[Exercise task]
Go through the data below and copy it exactly, skipping every picture.

Start of Data extract

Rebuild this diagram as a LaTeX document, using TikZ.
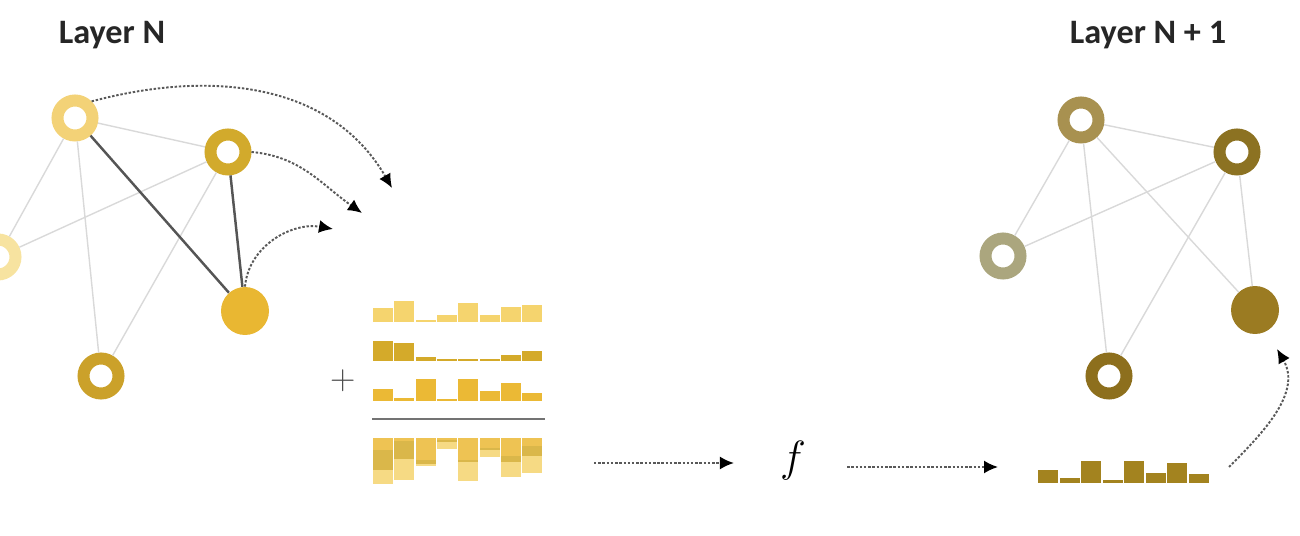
\documentclass[tikz,border=0pt]{standalone}
\usepackage{fontspec}
\newfontfamily\labelfont{Carlito}
\usetikzlibrary{arrows.meta}

\definecolor{goldA}{HTML}{F3D277}
\definecolor{goldB}{HTML}{D2AA2C}
\definecolor{goldC}{HTML}{F7E3A0}
\definecolor{goldD}{HTML}{E9B732}
\definecolor{goldE}{HTML}{CBA12A}
\definecolor{oliveA}{HTML}{A89150}
\definecolor{oliveB}{HTML}{8C7222}
\definecolor{oliveC}{HTML}{ABA67E}
\definecolor{oliveD}{HTML}{9B7B22}
\definecolor{oliveE}{HTML}{8D6F1D}
\definecolor{rowone}{HTML}{F5D46E}
\definecolor{rowtwo}{HTML}{D4AA2A}
\definecolor{rowthree}{HTML}{EBB935}
\definecolor{outbar}{HTML}{A3831F}
\definecolor{edgegray}{HTML}{D9D9D9}
\definecolor{edgedark}{HTML}{555555}

\begin{document}
\begin{tikzpicture}[
        x=0.02cm, y=-0.02cm,
        ring/.style={circle, draw=#1, line width=0.24cm, minimum size=0.7cm, inner sep=0pt},
        blob/.style={circle, fill=#1, minimum size=0.96cm, inner sep=0pt},
        light/.style={draw=edgegray, line width=0.8pt},
        heavy/.style={draw=edgedark, line width=1.4pt},
        flow/.style={draw=black!65, line width=1.1pt, dash pattern=on 1.4pt off 1pt,
                     -{Latex[length=0.28cm, width=0.26cm, black]}},
        title/.style={font=\labelfont\bfseries\fontsize{19.5}{22}\selectfont, text=black!85}
    ]
    \useasboundingbox (0,0) rectangle (1300,536);
    \clip (0,0) rectangle (1300,536);

    % layer N
    \node[title] (titleN) at (112,35) {Layer N};
    \node[ring=goldA] (a) at (75,118) {};
    \node[ring=goldB] (b) at (228,152) {};
    \node[ring=goldC] (c) at (-2,257) {};
    \node[blob=goldD] (d) at (245,311) {};
    \node[ring=goldE] (e) at (101,376) {};

    \draw[light] (a) -- (c);
    \draw[light] (a) -- (e);
    \draw[light] (a) -- (b);
    \draw[light] (b) -- (c);
    \draw[light] (b) -- (e);
    \draw[heavy] (a) -- (d);
    \draw[heavy] (b) -- (d);

    % messages
    \coordinate (msgA) at (392,188);
    \coordinate (msgB) at (362,213);
    \coordinate (msgD) at (333,229);
    \draw[flow] (a.north east) to[out=15, in=120] (msgA);
    \draw[flow] (b.east) to[out=-5, in=145] (msgB);
    \draw[flow] (d.north) to[out=85, in=170] (msgD);

    % aggregation
    \node[font=\fontsize{20}{20}\selectfont, text=black!70] (plus) at (343,381) {+};
    \foreach \h [count=\i from 0] in {14,21,2,7,19,7,15,17}
        \fill[rowone] ({373+21.3*\i},322) rectangle ++(20,-\h);
    \foreach \h [count=\i from 0] in {20,18,4,2,2,2,6,10}
        \fill[rowtwo] ({373+21.3*\i},361) rectangle ++(20,-\h);
    \foreach \h [count=\i from 0] in {12,3,22,2,22,10,18,8}
        \fill[rowthree] ({373+21.3*\i},401) rectangle ++(20,-\h);
    \draw[black!55, line width=1.3pt] (372,419) -- (545,419);
    \foreach \p/\q/\r [count=\i from 0] in {12/20/14,3/18/21,22/4/2,2/2/7,22/2/19,10/2/7,18/6/15,8/10/17} {
        \fill[rowthree, opacity=0.85] ({373+21.3*\i},438) rectangle ++(20,\p);
        \fill[rowtwo, opacity=0.85] ({373+21.3*\i},{438+\p}) rectangle ++(20,\q);
        \fill[rowone, opacity=0.85] ({373+21.3*\i},{438+\p+\q}) rectangle ++(20,\r);
    }

    % update
    \node (f) at (793,461) {\fontsize{28}{28}\selectfont$f$};
    \coordinate (sumout) at (594,463);
    \coordinate (outin) at (998,467);
    \draw[flow, shorten >=0.8cm] (sumout) -- (f.west |- sumout);
    \draw[flow, shorten <=0.7cm] (f.east |- outin) -- (outin);

    \foreach \h [count=\i from 0] in {13,5,22,3,22,10,20,9}
        \fill[outbar] ({1038+21.5*\i},483) rectangle ++(20,-\h);
    \coordinate (outtail) at (1229,467);

    % layer N + 1
    \node[title] (titleM) at (1148,35) {Layer N + 1};
    \node[ring=oliveA] (a2) at (1081,120) {};
    \node[ring=oliveB] (b2) at (1237,152) {};
    \node[ring=oliveC] (c2) at (1003,256) {};
    \node[blob=oliveD] (d2) at (1255,310) {};
    \node[ring=oliveE] (e2) at (1109,376) {};

    \draw[light] (a2) -- (c2);
    \draw[light] (a2) -- (e2);
    \draw[light] (a2) -- (b2);
    \draw[light] (a2) -- (d2);
    \draw[light] (b2) -- (c2);
    \draw[light] (b2) -- (e2);
    \draw[light] (b2) -- (d2);

    \coordinate (newD) at (1277,349);
    \draw[flow] (outtail) to[out=45, in=-60] (newD);
\end{tikzpicture}
\end{document}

End of Data extract

[Task answer]
Rebuild this diagram as a LaTeX document, using TikZ.
\documentclass[tikz,border=0pt]{standalone}
\usepackage{fontspec}
\newfontfamily\labelfont{Carlito}
\usetikzlibrary{arrows.meta}

\definecolor{goldA}{HTML}{F3D277}
\definecolor{goldB}{HTML}{D2AA2C}
\definecolor{goldC}{HTML}{F7E3A0}
\definecolor{goldD}{HTML}{E9B732}
\definecolor{goldE}{HTML}{CBA12A}
\definecolor{oliveA}{HTML}{A89150}
\definecolor{oliveB}{HTML}{8C7222}
\definecolor{oliveC}{HTML}{ABA67E}
\definecolor{oliveD}{HTML}{9B7B22}
\definecolor{oliveE}{HTML}{8D6F1D}
\definecolor{rowone}{HTML}{F5D46E}
\definecolor{rowtwo}{HTML}{D4AA2A}
\definecolor{rowthree}{HTML}{EBB935}
\definecolor{outbar}{HTML}{A3831F}
\definecolor{edgegray}{HTML}{D9D9D9}
\definecolor{edgedark}{HTML}{555555}

\begin{document}
\begin{tikzpicture}[
        x=0.02cm, y=-0.02cm,
        ring/.style={circle, draw=#1, line width=0.24cm, minimum size=0.7cm, inner sep=0pt},
        blob/.style={circle, fill=#1, minimum size=0.96cm, inner sep=0pt},
        light/.style={draw=edgegray, line width=0.8pt},
        heavy/.style={draw=edgedark, line width=1.4pt},
        flow/.style={draw=black!65, line width=1.1pt, dash pattern=on 1.4pt off 1pt,
                     -{Latex[length=0.28cm, width=0.26cm, black]}},
        title/.style={font=\labelfont\bfseries\fontsize{19.5}{22}\selectfont, text=black!85}
    ]
    \useasboundingbox (0,0) rectangle (1300,536);
    \clip (0,0) rectangle (1300,536);

    % layer N
    \node[title] (titleN) at (112,35) {Layer N};
    \node[ring=goldA] (a) at (75,118) {};
    \node[ring=goldB] (b) at (228,152) {};
    \node[ring=goldC] (c) at (-2,257) {};
    \node[blob=goldD] (d) at (245,311) {};
    \node[ring=goldE] (e) at (101,376) {};

    \draw[light] (a) -- (c);
    \draw[light] (a) -- (e);
    \draw[light] (a) -- (b);
    \draw[light] (b) -- (c);
    \draw[light] (b) -- (e);
    \draw[heavy] (a) -- (d);
    \draw[heavy] (b) -- (d);

    % messages
    \coordinate (msgA) at (392,188);
    \coordinate (msgB) at (362,213);
    \coordinate (msgD) at (333,229);
    \draw[flow] (a.north east) to[out=15, in=120] (msgA);
    \draw[flow] (b.east) to[out=-5, in=145] (msgB);
    \draw[flow] (d.north) to[out=85, in=170] (msgD);

    % aggregation
    \node[font=\fontsize{20}{20}\selectfont, text=black!70] (plus) at (343,381) {+};
    \foreach \h [count=\i from 0] in {14,21,2,7,19,7,15,17}
        \fill[rowone] ({373+21.3*\i},322) rectangle ++(20,-\h);
    \foreach \h [count=\i from 0] in {20,18,4,2,2,2,6,10}
        \fill[rowtwo] ({373+21.3*\i},361) rectangle ++(20,-\h);
    \foreach \h [count=\i from 0] in {12,3,22,2,22,10,18,8}
        \fill[rowthree] ({373+21.3*\i},401) rectangle ++(20,-\h);
    \draw[black!55, line width=1.3pt] (372,419) -- (545,419);
    \foreach \p/\q/\r [count=\i from 0] in {12/20/14,3/18/21,22/4/2,2/2/7,22/2/19,10/2/7,18/6/15,8/10/17} {
        \fill[rowthree, opacity=0.85] ({373+21.3*\i},438) rectangle ++(20,\p);
        \fill[rowtwo, opacity=0.85] ({373+21.3*\i},{438+\p}) rectangle ++(20,\q);
        \fill[rowone, opacity=0.85] ({373+21.3*\i},{438+\p+\q}) rectangle ++(20,\r);
    }

    % update
    \node (f) at (793,461) {\fontsize{28}{28}\selectfont$f$};
    \coordinate (sumout) at (594,463);
    \coordinate (outin) at (998,467);
    \draw[flow, shorten >=0.8cm] (sumout) -- (f.west |- sumout);
    \draw[flow, shorten <=0.7cm] (f.east |- outin) -- (outin);

    \foreach \h [count=\i from 0] in {13,5,22,3,22,10,20,9}
        \fill[outbar] ({1038+21.5*\i},483) rectangle ++(20,-\h);
    \coordinate (outtail) at (1229,467);

    % layer N + 1
    \node[title] (titleM) at (1148,35) {Layer N + 1};
    \node[ring=oliveA] (a2) at (1081,120) {};
    \node[ring=oliveB] (b2) at (1237,152) {};
    \node[ring=oliveC] (c2) at (1003,256) {};
    \node[blob=oliveD] (d2) at (1255,310) {};
    \node[ring=oliveE] (e2) at (1109,376) {};

    \draw[light] (a2) -- (c2);
    \draw[light] (a2) -- (e2);
    \draw[light] (a2) -- (b2);
    \draw[light] (a2) -- (d2);
    \draw[light] (b2) -- (c2);
    \draw[light] (b2) -- (e2);
    \draw[light] (b2) -- (d2);

    \coordinate (newD) at (1277,349);
    \draw[flow] (outtail) to[out=45, in=-60] (newD);
\end{tikzpicture}
\end{document}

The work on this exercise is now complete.